Versuchsstation des Weltuntergangs”: Viennese Origins of the Debate on Capitalist Decline in Schumpeter, Polanyi, and Hayek

Please cite the paper as:
Alexander Ebner, (2024), “Versuchsstation des Weltuntergangs”: Viennese Origins of the Debate on Capitalist Decline in Schumpeter, Polanyi, and Hayek, World Economics Association (WEA) Conferences, No. 1 2024, Capitalism, Socialism and Democracy 80 years later, Looking at capitalism today in light of its past and possible future


This paper addresses the Viennese intellectual origins of the debate on the decline of contemporary capitalism in the key works of Joseph A. Schumpeter (1883-1950), Karl Polanyi (1886-1964), and Friedrich A. von Hayek (1899-1992). Schumpeter, Polanyi and Hayek have each provided major impulses to the theory of capitalist development, which remain of utmost relevance for current discourses on this subject. Their work is characterized by a common interest in the institutional conditions and long-run perspectives of modern capitalism. Also, they have been decidedly concerned with the advent of socialism and its inherent tendencies of bureaucratisation and authoritarianism. Related to this issue, the relationship between capitalism, socialism, and democracy proved to be a key issue in their major works that were published in the mid-1940s, at the height of World War II: Schumpeter’s “Capitalism, Socialism, and Democracy” (1942), Polanyi’s “Great Transformation” (1944), and Hayek’s “Road to Serfdom” (1944). In fact, in view of these majorworks, their contributions stand for specific paradigmatic visions that were informed by the contemporary crisis of classical political and economic liberalism, pragmatically approximated in terms of Schumpeterian conservatism, Polanyian social democratic institutionalism, and Hayekian liberalism.

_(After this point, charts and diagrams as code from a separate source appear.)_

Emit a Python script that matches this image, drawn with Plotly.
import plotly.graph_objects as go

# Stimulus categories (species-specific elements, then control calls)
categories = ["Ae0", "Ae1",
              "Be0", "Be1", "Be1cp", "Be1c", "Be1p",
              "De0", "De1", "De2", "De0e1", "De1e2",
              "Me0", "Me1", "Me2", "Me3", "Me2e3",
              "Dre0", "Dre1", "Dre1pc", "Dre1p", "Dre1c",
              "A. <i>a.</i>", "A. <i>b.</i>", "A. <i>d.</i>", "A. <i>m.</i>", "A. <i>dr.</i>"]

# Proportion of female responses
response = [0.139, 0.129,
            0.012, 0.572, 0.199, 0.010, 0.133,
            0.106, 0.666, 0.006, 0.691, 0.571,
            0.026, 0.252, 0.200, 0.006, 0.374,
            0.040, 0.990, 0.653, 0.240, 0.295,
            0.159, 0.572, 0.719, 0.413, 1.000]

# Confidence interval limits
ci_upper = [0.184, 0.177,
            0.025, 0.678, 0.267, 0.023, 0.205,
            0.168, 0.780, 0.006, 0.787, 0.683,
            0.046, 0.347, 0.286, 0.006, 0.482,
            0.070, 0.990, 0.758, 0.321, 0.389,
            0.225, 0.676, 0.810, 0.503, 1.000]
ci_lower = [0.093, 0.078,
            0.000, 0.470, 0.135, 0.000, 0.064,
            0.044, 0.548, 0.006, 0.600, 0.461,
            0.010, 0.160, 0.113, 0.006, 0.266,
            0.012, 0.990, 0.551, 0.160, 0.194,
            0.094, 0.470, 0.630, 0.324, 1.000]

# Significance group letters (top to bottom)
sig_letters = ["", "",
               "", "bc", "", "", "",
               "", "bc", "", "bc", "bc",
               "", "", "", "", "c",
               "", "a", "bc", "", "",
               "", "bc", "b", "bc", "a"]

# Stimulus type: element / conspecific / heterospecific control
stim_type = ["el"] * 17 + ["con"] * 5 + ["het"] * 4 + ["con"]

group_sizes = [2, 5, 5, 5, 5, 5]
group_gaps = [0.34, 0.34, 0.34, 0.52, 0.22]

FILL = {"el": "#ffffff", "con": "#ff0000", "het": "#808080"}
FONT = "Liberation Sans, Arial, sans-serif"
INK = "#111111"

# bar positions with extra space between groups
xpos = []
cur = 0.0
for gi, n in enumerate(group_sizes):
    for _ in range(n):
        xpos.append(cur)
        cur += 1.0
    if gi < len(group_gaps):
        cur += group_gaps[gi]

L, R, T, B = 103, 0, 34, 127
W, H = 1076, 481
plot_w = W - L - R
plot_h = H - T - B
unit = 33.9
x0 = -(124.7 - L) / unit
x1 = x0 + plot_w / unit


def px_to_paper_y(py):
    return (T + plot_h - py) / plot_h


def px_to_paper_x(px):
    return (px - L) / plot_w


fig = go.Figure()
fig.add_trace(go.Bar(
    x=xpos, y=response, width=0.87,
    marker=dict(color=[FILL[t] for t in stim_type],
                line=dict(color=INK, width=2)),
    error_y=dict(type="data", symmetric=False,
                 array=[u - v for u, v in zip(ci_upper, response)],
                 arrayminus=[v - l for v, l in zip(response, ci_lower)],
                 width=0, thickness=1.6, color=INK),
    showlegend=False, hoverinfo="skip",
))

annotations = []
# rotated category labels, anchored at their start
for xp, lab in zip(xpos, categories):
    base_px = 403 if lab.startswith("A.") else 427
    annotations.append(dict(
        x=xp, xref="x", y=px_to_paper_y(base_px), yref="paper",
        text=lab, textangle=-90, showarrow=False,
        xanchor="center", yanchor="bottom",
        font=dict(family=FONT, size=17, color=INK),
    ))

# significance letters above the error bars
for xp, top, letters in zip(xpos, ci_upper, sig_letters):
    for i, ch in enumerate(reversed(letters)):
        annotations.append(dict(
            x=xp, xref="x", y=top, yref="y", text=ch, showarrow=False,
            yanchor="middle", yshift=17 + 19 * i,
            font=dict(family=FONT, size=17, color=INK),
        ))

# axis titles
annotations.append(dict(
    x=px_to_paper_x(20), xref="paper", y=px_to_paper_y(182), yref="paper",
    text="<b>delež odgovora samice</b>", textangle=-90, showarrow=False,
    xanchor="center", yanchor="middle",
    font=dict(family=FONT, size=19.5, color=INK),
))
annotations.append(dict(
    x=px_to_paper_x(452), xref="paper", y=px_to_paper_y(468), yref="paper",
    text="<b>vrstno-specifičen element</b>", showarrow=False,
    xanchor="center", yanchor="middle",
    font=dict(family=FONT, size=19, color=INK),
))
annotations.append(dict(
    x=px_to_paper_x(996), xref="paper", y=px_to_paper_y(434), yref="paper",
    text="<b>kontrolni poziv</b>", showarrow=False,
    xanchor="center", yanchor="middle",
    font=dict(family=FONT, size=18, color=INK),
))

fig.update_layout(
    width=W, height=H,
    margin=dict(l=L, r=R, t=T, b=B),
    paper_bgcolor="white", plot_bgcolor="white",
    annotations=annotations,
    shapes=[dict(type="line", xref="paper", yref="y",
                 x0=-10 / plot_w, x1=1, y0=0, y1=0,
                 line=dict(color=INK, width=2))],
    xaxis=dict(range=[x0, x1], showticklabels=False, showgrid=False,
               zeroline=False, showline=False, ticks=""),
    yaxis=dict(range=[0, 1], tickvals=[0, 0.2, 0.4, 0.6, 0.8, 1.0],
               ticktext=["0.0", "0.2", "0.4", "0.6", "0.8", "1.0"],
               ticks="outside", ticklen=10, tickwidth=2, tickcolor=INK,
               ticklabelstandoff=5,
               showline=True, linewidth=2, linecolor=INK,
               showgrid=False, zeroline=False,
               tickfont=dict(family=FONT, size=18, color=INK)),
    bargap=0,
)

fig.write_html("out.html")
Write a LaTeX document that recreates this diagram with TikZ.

Even in outlining the differences between their approaches, one needs to account for complementary orientations. Schumpeter highlighted the historically specific role of entrepreneurship and innovation in economic development. According to him, the economic process would breed an institutional and cultural decomposition of modern capitalism. Democracy would prove to be incompatible with the rise of socialism due to its bureaucratic character. Polanyi’s work contributed to the groundwork of institutionalist reasoning on the relationship between market, state and social community. Its key concern addressed the embeddedness of market processes in non-market institutions as a means of societal stabilisation in the face of market-driven uncertainty. State bureaucracies, however, might hinder participatory democratic approaches in the formation ofwelfare states. Hayek put a focus on rule-based based market competition as a mechanism of knowledge coordination. An interventionist state would hinder the functioning of the market systemand thus threaten the liberal order. In this way, authoritarian socialism would contradict classical democratic ideals.

2 comment

  • Arturo Hermann says:

    The paper identifies significant parallels indeed, which I see in particular between Schumpeter and Hayek. There is a central difference, however: whereas Schumpeter considers ineluctable, although not necessarily desirable, the “march into socialism”, Hayek sees the same process as “a road to serfdom” that, however, can be stopped by neoliberal policies. And in fact he was a leading exponent of the Mont Pelerin society that also inspired the neoliberal policies the 1980s. The points that Hayek have not considered are that (i) the ineluctability of that “march” is not “into socialism” but “into mixed economies” characterised by growing pubblic spending and intervention, even in the countries of most neoliberal persuasion, and this not only for “Schumpeterian” but also for “Keynesian” reasons. And, relatedly, (ii) that market competition is also an institutional phenomenon that requires for its working – as highlighted by, among others, the books of John R. Commons, “Legal Foundation of Capitalism” and “Institutional Economics: Its Place in Politcal Economy” – a well defined set of laws, institutions and policies. So the question becomes how to turn such mixed economies towards a sustainable and equitable society. In this analysis also Karl Polanyi’s theories of “double movement” is very interesting.

  • John Willoughby says:

    Very interesting paper, but note that Schumpeter’s vision of an efficient form of socialism (which he thought was possible) is very different from Stalinist central planning. I think he thought that a more advanced Western Europe would create a superior form of socialism, although he was skeptical that such a system would work well. It would have been interesting to discuss the actual political economic actions of the Red Viennese governments of the interwar era and how Polanyi, Schumpeter and Hayek reacted to them.
    I am not a Hayek scholar, but my impression of his work is that he identifies democracy with economic liberalism, and that he is not at all committed to a system which promotes the contestation for political power among political entrepreneurs if some of the political activists want to suppress the market. He would trade the authoritarian rule of Pinochet for the constitutional governance of Allende as long as the authoritarian supported the disembedded market.